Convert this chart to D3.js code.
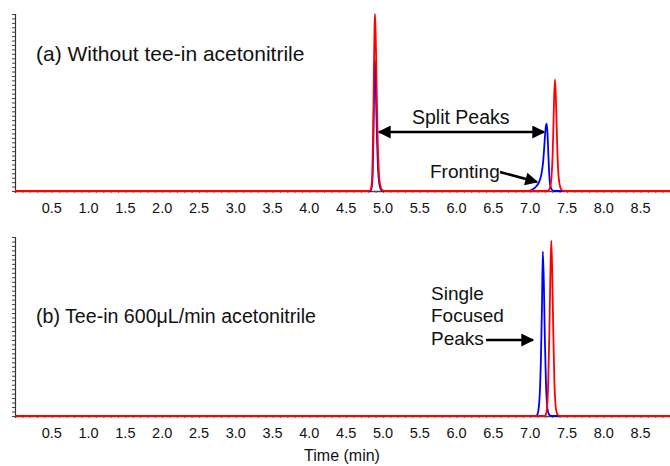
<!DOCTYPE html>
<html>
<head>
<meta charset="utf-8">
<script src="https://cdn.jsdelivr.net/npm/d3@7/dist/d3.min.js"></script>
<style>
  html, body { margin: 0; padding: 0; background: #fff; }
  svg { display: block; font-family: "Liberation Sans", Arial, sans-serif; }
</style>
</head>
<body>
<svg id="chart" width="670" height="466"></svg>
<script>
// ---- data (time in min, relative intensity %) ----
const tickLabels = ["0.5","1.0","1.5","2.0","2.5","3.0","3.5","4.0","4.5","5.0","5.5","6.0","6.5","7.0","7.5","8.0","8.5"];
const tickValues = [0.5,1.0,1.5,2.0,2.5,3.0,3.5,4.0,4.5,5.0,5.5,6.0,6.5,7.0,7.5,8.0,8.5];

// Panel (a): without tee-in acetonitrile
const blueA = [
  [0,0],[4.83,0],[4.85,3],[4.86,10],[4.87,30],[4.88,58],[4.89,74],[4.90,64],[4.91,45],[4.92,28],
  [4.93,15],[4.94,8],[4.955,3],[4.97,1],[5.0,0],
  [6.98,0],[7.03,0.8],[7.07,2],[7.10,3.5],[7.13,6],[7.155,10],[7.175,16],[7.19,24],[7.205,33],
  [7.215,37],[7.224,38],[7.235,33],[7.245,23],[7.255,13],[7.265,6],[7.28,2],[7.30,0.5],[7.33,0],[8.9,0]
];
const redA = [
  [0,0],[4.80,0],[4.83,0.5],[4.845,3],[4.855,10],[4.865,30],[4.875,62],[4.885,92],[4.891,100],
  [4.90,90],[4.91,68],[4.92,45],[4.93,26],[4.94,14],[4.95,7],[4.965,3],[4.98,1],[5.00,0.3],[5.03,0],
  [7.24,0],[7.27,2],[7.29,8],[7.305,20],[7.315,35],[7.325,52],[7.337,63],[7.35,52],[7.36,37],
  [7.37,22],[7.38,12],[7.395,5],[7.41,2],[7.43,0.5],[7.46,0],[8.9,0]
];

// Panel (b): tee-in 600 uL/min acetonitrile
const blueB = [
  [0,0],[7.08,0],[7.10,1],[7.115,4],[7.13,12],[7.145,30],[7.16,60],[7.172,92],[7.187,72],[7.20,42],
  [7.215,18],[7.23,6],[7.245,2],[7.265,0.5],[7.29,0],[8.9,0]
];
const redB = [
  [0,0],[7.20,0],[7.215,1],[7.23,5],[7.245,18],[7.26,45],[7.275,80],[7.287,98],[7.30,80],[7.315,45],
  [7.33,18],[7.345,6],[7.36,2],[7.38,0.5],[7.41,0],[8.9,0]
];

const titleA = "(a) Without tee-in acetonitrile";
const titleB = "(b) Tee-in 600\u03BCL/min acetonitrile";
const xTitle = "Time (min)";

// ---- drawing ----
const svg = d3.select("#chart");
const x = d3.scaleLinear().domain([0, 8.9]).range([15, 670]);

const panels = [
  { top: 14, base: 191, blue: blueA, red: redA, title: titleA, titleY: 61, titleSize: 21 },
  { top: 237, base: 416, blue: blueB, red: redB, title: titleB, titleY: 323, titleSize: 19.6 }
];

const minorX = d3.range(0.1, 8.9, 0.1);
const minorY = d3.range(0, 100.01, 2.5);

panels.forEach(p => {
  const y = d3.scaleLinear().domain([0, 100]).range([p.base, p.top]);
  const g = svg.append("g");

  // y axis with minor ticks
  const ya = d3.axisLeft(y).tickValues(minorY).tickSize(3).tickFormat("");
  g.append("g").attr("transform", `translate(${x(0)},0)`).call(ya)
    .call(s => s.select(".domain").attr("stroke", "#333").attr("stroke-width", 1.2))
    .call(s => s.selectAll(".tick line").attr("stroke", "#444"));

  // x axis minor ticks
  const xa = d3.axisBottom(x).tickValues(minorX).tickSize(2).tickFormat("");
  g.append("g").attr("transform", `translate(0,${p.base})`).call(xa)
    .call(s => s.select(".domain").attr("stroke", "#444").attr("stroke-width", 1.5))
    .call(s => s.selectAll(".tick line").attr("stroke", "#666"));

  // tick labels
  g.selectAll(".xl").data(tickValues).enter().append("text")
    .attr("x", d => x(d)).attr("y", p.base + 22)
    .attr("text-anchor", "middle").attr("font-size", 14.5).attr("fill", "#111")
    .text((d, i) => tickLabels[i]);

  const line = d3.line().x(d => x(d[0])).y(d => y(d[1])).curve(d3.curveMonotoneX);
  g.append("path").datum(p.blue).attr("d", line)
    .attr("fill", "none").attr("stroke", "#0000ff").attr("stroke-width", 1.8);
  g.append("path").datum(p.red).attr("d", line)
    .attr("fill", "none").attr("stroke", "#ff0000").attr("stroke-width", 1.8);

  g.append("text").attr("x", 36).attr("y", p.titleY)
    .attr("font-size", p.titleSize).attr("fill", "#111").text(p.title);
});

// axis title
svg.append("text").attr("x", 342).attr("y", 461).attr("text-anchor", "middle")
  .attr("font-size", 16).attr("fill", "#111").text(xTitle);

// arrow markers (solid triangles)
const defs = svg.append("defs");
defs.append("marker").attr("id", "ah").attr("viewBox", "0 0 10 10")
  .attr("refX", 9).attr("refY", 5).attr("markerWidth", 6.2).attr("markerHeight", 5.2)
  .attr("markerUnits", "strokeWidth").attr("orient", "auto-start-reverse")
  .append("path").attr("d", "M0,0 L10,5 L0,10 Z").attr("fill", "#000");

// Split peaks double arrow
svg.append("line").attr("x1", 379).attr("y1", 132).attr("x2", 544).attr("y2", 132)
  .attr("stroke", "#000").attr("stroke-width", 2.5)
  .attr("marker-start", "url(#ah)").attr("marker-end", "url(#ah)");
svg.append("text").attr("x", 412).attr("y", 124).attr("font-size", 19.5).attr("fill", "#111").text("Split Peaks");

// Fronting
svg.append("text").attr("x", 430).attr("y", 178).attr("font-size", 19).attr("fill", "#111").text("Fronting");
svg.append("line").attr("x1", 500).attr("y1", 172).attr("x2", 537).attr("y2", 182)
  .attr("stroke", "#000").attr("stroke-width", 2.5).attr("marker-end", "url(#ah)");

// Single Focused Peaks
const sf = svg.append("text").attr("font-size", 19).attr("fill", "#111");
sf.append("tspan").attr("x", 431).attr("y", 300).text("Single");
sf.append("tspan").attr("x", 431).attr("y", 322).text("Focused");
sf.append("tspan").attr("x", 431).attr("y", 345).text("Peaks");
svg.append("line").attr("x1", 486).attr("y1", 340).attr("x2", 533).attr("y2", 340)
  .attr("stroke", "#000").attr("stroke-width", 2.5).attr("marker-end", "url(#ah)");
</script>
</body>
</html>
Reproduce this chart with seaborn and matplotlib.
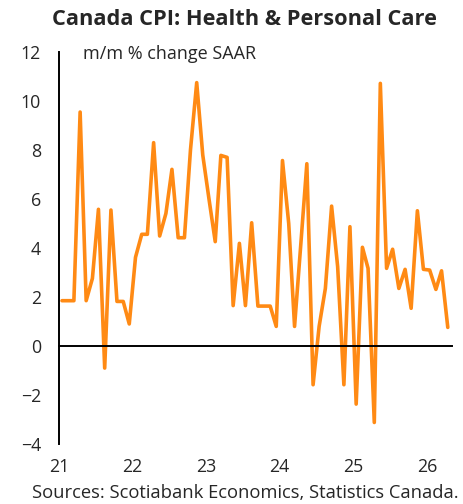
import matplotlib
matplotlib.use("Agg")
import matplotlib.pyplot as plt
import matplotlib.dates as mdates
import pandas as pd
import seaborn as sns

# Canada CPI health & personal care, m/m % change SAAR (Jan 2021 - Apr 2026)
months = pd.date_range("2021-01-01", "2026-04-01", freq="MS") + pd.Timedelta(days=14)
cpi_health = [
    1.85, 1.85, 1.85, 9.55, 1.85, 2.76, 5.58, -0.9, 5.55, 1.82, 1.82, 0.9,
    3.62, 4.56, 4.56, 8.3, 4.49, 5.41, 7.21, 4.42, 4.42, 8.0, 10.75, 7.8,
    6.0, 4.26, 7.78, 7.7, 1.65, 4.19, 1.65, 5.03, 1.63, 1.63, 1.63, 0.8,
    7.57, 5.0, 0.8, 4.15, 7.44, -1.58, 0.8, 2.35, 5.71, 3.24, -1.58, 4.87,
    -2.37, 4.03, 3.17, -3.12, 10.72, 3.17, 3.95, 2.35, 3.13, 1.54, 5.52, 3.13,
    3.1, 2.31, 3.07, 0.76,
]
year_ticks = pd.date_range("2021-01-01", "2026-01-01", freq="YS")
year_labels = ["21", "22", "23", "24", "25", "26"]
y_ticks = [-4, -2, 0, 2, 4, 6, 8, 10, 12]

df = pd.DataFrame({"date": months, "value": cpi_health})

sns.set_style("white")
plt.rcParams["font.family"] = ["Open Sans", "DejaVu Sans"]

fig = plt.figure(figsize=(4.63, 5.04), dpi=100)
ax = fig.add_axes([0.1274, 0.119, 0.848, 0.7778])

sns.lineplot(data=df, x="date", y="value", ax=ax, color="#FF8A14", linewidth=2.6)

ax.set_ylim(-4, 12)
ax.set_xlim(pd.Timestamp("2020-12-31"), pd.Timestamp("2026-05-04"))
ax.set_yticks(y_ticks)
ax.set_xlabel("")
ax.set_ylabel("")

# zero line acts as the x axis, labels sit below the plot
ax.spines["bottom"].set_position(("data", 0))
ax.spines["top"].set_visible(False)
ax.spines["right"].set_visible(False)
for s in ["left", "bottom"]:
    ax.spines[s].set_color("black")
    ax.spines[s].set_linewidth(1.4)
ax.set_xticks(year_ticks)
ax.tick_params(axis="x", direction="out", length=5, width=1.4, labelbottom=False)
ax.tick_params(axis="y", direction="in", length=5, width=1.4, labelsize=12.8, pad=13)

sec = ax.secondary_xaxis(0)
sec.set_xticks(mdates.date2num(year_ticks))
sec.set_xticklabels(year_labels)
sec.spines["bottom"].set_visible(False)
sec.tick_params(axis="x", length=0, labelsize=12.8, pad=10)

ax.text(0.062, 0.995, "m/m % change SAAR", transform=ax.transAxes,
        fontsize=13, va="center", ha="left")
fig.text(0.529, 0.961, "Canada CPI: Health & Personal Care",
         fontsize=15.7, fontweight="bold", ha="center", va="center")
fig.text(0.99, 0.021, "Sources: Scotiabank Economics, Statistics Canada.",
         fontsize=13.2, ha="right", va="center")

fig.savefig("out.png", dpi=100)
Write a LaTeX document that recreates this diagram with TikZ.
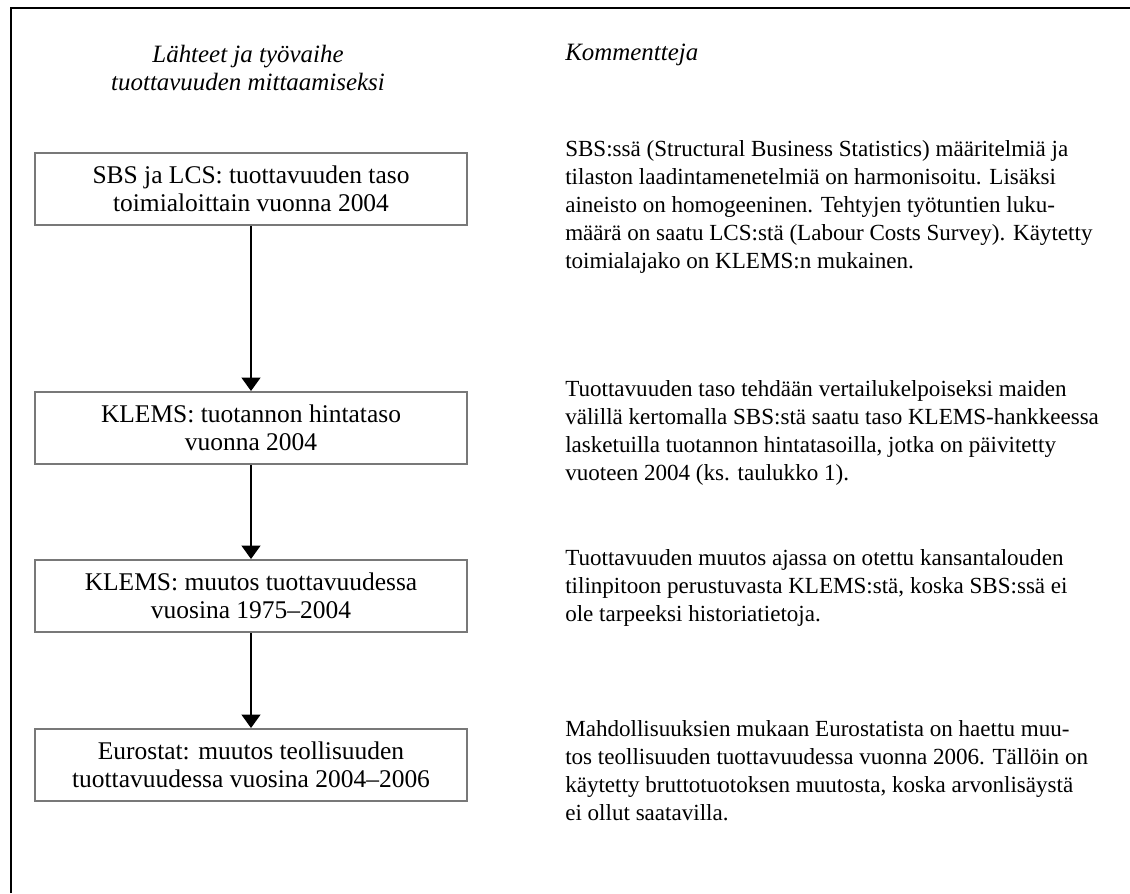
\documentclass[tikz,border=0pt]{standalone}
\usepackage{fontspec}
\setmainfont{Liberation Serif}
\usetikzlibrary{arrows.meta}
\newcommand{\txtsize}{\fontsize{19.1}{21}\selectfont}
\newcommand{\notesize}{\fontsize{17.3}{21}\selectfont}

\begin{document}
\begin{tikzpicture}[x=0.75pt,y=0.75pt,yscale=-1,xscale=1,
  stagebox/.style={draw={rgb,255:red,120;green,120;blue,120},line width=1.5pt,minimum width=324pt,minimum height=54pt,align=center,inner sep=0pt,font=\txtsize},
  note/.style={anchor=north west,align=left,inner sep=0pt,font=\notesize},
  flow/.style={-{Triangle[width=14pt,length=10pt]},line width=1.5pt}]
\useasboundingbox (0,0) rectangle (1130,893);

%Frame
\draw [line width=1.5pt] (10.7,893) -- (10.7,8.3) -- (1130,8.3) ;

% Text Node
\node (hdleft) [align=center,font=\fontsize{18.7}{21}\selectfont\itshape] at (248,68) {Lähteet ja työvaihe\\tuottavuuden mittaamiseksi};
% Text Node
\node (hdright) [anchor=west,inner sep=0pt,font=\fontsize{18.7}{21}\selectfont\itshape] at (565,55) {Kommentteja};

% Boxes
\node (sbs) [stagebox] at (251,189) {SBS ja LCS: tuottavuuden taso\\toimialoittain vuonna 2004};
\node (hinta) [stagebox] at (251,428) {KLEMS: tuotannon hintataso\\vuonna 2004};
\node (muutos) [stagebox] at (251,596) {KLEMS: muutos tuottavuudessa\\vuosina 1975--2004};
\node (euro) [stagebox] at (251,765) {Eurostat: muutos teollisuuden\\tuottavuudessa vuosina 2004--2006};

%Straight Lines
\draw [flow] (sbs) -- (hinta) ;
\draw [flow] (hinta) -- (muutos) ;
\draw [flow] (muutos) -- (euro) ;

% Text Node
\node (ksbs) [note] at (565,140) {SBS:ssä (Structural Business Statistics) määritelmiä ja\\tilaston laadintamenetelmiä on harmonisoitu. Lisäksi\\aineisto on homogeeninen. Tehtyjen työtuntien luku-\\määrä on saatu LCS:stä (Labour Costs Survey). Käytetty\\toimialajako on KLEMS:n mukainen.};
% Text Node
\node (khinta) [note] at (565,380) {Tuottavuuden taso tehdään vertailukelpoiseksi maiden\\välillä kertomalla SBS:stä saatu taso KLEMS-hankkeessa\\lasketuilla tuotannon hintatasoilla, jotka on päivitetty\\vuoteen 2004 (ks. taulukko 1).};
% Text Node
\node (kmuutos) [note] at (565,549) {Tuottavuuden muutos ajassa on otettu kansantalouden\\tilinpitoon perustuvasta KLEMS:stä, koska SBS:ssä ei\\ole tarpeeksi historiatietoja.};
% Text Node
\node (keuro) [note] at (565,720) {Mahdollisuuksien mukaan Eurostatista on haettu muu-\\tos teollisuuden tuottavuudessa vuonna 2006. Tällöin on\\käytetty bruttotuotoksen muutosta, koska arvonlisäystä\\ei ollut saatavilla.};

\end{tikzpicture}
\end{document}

- - - - -

_Written request_.
Show every line from the entries above in which "chart" appears.

_Finished task_.
Convert this chart to D3.js code.
<svg id="chart" width="670" height="466"></svg>
const svg = d3.select("#chart");
Reproduce this chart with seaborn and matplotlib.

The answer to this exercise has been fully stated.